Avec Nino dans la nuit , Capucine et Simon Johannin nous embarquent dans les déboires d’une jeunesse urbaine en marge. Un impétueux coup de poing littéraire.
Une voix qui nous prend, qui nous raconte, nous explique la galère. Nino a 20 ans. Il a abandonné ses études et passe de petits boulots en petits trafics pour pouvoir réunir de quoi payer le loyer et ensuite vivre misérablement. Autre composante de sa vie : Lale. Il l’aime, sa vie sans elle partirait en vrille, du moins plus qu’elle ne semble déjà le faire. Car Nino est un être nocturne, il s’abreuve de soirées, et désaltère son esprit dans l’alcool et la drogue.
On fume en silence le gros pétard que je viens de rouler, et puis je te fais du Nino fanfaron parce que la vodka me presse les tempes, et qu’avec tes sourires j’ai le sang qui fait des huit. Je finis dans tes bras et des fois, j’ai peur que tu me quittes.
Munis d’une plume où les marques d’oralité accrochent instantanément le lecteur, les auteurs, Capucine et Simon Johannin, relatent avec poésie et énergie les déboires d’une jeunesse désaxée qui se cherche. Les pages défilent avec dynamisme, le langage vivant parvenant à rapporter de manière percutante les diverses pensées et réflexions de Nino, qui, d’un regard vif, embrasse le monde et y appose son analyse critique. En outre, la manière dont il s’exprime est rarement banale ; le personnage/narrateur joue avec le langage, combine les mots et expressions de façon créative, et fait ainsi naitre en nous de nombreuses images hétéroclites.
Je me prends en pleine tête cent quatre-vingts tartes par minute et je tends les deux joues. Je hurle la langue dehors en remontant la foule, je vois rien d’autre que l’intérieur de mes paupières où je laisse exploser les ombres, et je souris comme un abruti si content d’être vraiment défoncé.

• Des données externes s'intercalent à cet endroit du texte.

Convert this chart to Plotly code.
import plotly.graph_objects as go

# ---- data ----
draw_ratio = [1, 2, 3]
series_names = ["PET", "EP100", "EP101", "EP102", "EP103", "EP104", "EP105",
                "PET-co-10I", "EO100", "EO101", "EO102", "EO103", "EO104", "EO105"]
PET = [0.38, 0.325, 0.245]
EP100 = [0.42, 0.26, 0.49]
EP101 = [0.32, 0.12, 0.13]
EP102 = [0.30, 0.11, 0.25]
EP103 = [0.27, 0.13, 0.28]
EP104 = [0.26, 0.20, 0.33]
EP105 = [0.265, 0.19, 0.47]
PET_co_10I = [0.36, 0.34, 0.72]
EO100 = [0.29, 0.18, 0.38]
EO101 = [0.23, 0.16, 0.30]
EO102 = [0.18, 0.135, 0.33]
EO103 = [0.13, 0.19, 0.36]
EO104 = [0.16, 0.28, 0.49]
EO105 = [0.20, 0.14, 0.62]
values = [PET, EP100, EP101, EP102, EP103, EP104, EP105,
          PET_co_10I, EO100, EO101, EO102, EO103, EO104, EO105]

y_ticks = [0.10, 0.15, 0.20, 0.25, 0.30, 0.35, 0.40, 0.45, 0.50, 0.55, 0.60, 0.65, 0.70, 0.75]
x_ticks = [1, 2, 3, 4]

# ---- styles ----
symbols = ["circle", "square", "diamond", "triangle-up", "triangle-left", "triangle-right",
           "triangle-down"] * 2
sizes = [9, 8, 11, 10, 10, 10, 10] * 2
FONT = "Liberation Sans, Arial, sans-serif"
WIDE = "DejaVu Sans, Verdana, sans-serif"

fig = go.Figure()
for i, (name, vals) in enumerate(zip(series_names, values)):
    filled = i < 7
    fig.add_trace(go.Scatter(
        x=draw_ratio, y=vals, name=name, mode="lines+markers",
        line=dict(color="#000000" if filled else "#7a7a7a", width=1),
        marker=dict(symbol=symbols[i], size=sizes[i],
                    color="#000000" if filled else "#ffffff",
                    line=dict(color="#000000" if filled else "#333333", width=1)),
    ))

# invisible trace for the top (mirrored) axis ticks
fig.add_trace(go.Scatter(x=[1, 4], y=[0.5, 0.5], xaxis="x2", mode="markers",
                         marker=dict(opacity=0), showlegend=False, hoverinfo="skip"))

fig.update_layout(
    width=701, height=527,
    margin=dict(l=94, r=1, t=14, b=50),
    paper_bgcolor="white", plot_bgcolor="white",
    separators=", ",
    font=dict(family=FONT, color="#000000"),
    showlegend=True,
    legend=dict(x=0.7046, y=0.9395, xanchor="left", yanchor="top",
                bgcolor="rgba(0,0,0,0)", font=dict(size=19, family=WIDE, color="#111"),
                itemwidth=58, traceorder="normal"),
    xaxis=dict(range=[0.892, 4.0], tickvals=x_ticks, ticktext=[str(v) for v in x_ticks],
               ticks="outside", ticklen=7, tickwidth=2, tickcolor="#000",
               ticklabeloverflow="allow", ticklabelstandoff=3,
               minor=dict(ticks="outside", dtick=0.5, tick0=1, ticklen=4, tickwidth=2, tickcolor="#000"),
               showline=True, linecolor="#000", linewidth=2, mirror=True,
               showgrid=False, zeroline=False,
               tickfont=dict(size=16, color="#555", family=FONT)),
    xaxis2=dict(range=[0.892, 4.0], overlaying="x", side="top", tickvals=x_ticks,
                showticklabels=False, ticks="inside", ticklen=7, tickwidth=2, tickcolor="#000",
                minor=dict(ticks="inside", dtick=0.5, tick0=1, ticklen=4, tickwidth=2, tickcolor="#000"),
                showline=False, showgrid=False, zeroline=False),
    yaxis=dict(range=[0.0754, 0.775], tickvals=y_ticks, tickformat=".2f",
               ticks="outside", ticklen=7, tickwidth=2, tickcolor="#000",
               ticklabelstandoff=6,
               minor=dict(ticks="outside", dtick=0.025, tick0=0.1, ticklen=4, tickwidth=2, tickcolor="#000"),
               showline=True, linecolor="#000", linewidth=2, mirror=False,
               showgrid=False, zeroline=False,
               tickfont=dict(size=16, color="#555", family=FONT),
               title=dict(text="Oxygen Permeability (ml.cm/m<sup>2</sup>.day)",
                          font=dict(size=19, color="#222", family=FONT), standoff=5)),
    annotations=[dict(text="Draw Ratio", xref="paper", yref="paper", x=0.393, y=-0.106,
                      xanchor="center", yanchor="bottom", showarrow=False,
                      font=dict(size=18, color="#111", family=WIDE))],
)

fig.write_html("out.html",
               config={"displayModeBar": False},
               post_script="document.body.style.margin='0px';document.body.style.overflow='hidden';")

En plus d’un style qui a lui seul mériterait déjà plus qu’un coup d’œil, le roman est doté d’une intrigue simple mais qui nous tacle et nous plonge dans une lecture difficile à interrompre. Les différents personnages rencontrés apparaissent réels au lecteur qui s’y attachera vite, au point de vouloir connaitre leur vie et de les suivre dans leur aléas. Toutefois, le roman n’est jamais trop sombre dans son traitement de la précarité ou encore de la drogue, car une dose d’extravagance et d’espoir est présente. Par là, l’intrigue de Nino dans la nuit fait facilement écho à un film comme le Trainspotting de Dany Boyle. Cette désinvolture qui sait contrecarrer des sujets parfois pesants, mêlée à une voix qui égaille et avive une critique habile de notre société, c’est là la force du roman de Capucine et Simon Johannin.
J’ai marché et encore marché, je suis passé du Paris où il y a la place pour rien à celui où y en a trop pour tout. Des trottoirs trop grands, des immeubles trop larges, des voitures trop grosses. Rien à faire, ça suffit pas pour remplir tout le vide que les riches d’ici installent autour d’eux.